第6回(最終回) 人材育成新時代にAIを使いこなす3つの極意 吉田尚秀氏 EYストラテジー・アンド・コンサルティング ピープル・アドバイザリー・サービス シニアマネジャー
いまこそ注目したい組織、人事領域のBuzzword。最終回となる第6回目では、
人材教育におけるAIサービスの活用方法について解説します。
AI活用の現状
近年、AIの認知度はますます高まっています。ある調査によると、2020年5月の時点で日本企業の35% 程度がすでにAI を利用しており、さらに25% 程度が「AI 活用試験を推進中」と回答しています※1。つまり、2社に1社は何かしらの形でAIに触れていることになります。
人事領域も例外ではなく、様々な企業がAIサービスの実施を発表しています。図1にいくつか例を挙げましたが、採用から生産性まで、領域を問わずサービスが登場していることがおわかりいただけるでしょう。
そこで本稿では人事におけるAIサービスの活用法、特に人材教育の視点から見たAIとの上手な付きあい方についてご紹介します。
このようなトピックでは「AIとは何か」が常に議論となりますので、本稿でもまず定義を明確にしておきます。図1はAIによるサービスとして各社が発表したものをリストアップし、作成しました。ただ、実際には「これがAIか?」と思う内容でも、AIと謳っているケースも見られます。

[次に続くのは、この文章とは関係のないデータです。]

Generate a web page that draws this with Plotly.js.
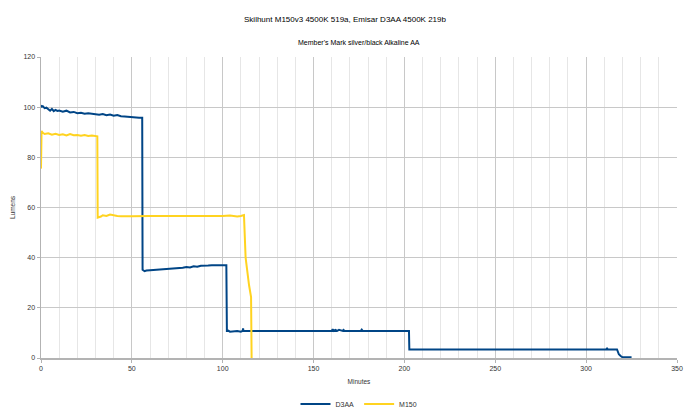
<!DOCTYPE html>
<html>
<head>
<meta charset="utf-8">
<script src="https://cdn.plot.ly/plotly-3.0.1.min.js"></script>
<style>html,body{margin:0;padding:0;background:#fff;}#chart{width:690px;height:410px;}</style>
</head>
<body>
<div id="chart"></div>
<script>
// D3AA (Emisar) runtime, minutes vs lumens
const d3aaMinutes = [0, 0.5, 1, 2, 3, 4, 5, 6, 7, 8, 9, 10, 12, 14, 16, 18, 20, 22, 24, 26, 28, 30, 32, 34, 36, 38, 40, 42, 44, 46, 48, 50, 52, 54, 55.7,
  55.9, 57, 58, 60, 62, 64, 66, 68, 70, 72, 74, 76, 78, 80, 82, 84, 86, 88, 90, 92, 94, 96, 98, 100, 102,
  102.3, 103, 104, 106, 108, 110, 111, 111.2, 111.4, 115, 130, 150, 160, 160.5, 161, 162, 163, 164, 166, 166.5, 167, 170, 176, 176.5, 177, 190, 202.5,
  202.7, 230, 260, 290, 311, 311.5, 312, 317, 317.5, 318, 319, 320, 322, 325];
const d3aaLumens = [100.8, 100.2, 100.4, 99.6, 99.8, 99.2, 98.6, 99.3, 98.4, 98.9, 98.5, 98.7, 98.2, 98.6, 97.9, 98.1, 97.6, 97.8, 97.4, 97.6, 97.3, 97.2, 97.0, 97.3, 96.8, 97.1, 96.6, 96.9, 96.4, 96.3, 96.1, 96.0, 96.0, 95.8, 95.8,
  35.2, 34.6, 34.9, 35.0, 35.1, 35.3, 35.2, 35.5, 35.4, 35.7, 35.6, 35.9, 36.0, 36.3, 36.1, 36.6, 36.4, 36.8, 36.7, 36.9, 37.0, 37.0, 37.0, 37.0, 37.0,
  10.8, 10.9, 10.5, 10.6, 10.8, 10.5, 10.8, 11.8, 10.8, 10.8, 10.8, 10.8, 10.8, 11.5, 10.8, 11.2, 10.8, 11.2, 10.8, 11.2, 10.8, 10.8, 10.8, 11.3, 10.8, 10.8, 10.8,
  3.4, 3.4, 3.4, 3.4, 3.4, 3.8, 3.4, 3.4, 2.5, 1.5, 0.8, 0.3, 0.3, 0.3];

// M150 (Skilhunt) runtime, minutes vs lumens
const m150Minutes = [0, 0.3, 1, 2, 4, 6, 8, 10, 12, 14, 16, 18, 20, 22, 24, 26, 28, 30, 31,
  31.2, 32, 33, 34, 36, 38, 40, 42, 44, 46, 50, 60, 70, 80, 82, 84, 90, 100, 104, 108, 110, 111.7,
  112.6, 113.5, 114.5, 115.6, 115.9];
const m150Lumens = [75.5, 90.5, 89.8, 89.3, 89.6, 89.0, 89.4, 88.9, 89.2, 88.7, 89.3, 88.8, 88.9, 88.6, 88.9, 88.5, 88.7, 88.4, 88.4,
  56.0, 56.1, 56.4, 56.9, 56.6, 57.2, 56.8, 56.6, 56.5, 56.6, 56.5, 56.6, 56.6, 56.7, 56.4, 56.6, 56.6, 56.6, 56.8, 56.4, 56.6, 57.0,
  40.0, 34.0, 29.0, 24.3, 0];

const seriesNames = ["D3AA", "M150"];
const chartTitle = "Skilhunt M150v3 4500K 519a, Emisar D3AA 4500K 219b";
const chartSubtitle = "Member's Mark silver/black Alkaline AA";

const font = "Liberation Sans, Arial, sans-serif";

const traces = [
  {x: d3aaMinutes, y: d3aaLumens, name: seriesNames[0], type: "scatter", mode: "lines",
   line: {color: "#004586", width: 2}},
  {x: m150Minutes, y: m150Lumens, name: seriesNames[1], type: "scatter", mode: "lines",
   line: {color: "#ffd320", width: 2}}
];

const layout = {
  width: 690, height: 410,
  paper_bgcolor: "#ffffff", plot_bgcolor: "#ffffff",
  margin: {l: 41, r: 13, t: 57, b: 52, autoexpand: false},
  font: {family: font, color: "#333333", size: 7},
  title: {text: chartTitle, x: 0.5, xanchor: "center", y: 1 - 19/410, yanchor: "middle",
          font: {family: font, size: 8, color: "#000000"}},
  annotations: [{text: chartSubtitle, xref: "paper", yref: "paper", x: 0.5, y: (358-42)/301,
                 xanchor: "center", yanchor: "middle", showarrow: false,
                 font: {family: font, size: 7, color: "#000000"}}],
  xaxis: {
    title: {text: "Minutes", font: {family: font, size: 6.5, color: "#333333"}, standoff: 8},
    range: [0, 350], dtick: 50, tick0: 0,
    showline: true, linecolor: "#b3b3b3", linewidth: 1.5,
    showgrid: true, gridcolor: "#c8c8c8", gridwidth: 1,
    ticks: "outside", ticklen: 3, tickcolor: "#b3b3b3",
    tickfont: {family: font, size: 7, color: "#333333"},
    zeroline: false,
    minor: {dtick: 10, showgrid: true, gridcolor: "#e6e6e6", gridwidth: 1, ticks: ""}
  },
  yaxis: {
    title: {text: "Lumens", font: {family: font, size: 6.5, color: "#333333"}, standoff: 7},
    range: [0, 120], dtick: 20, tick0: 0,
    showline: true, linecolor: "#b3b3b3", linewidth: 1.5,
    showgrid: true, gridcolor: "#c8c8c8", gridwidth: 1,
    ticks: "outside", ticklen: 3, tickcolor: "#b3b3b3",
    tickfont: {family: font, size: 7, color: "#333333"},
    zeroline: false
  },
  showlegend: true,
  legend: {orientation: "h", x: 0.5, xanchor: "center", y: -46/301, yanchor: "middle",
           font: {family: font, size: 7, color: "#333333"}, tracegroupgap: 0}
};

Plotly.newPlot("chart", traces, layout, {displayModeBar: false, staticPlot: true});
</script>
</body>
</html>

あらためて、AI の定義とは何でしょうか。人工知能学会では代表的なAIの機能(研究目的)として、「推論」と「学習」を挙げています※2。たくさんの因子から有益そうな傾向を探ることを「学習」、そうやって導出した傾向を活用してアウトプットを推定することを「推論」とよびます。冒頭で紹介したレポートでも、AI を「推論と学習を通じて自己修正するシステム」としていることから、「推論」と「学習」が現在のAI の主たる構成要素といって差し支えないでしょう。
さらに重要なAIの特徴は、プログラム自らがこれらを行う点です。つまり「人間の手によるガイドから離れた状態で推論や学習を行うプログラムがAI」ということになります。
たとえば離職リスク予測モデルのサービスを例に考えてみましょう。固定的な予測モデルに各種変数をあて込んでリスク値を出すだけのプログラムは、この定義によればAIではなく、単なる計算プログラムです。
では、AI を使うとどんなプログラムになるかといえば、「新たに離職者が出るとモデルが自動的に見直され、出力値が変わる」「別のデータソースを自動探索し、モデル精度を高め続ける」といったものでしょう。
AI かそうでないかで使い勝手や導入効果は大きく変わります。導入や活用を考えている人事担当の方々は、「本当にAIなのか」という視点も踏まえて各サービスを検討いただくとよいことを付記しておきます。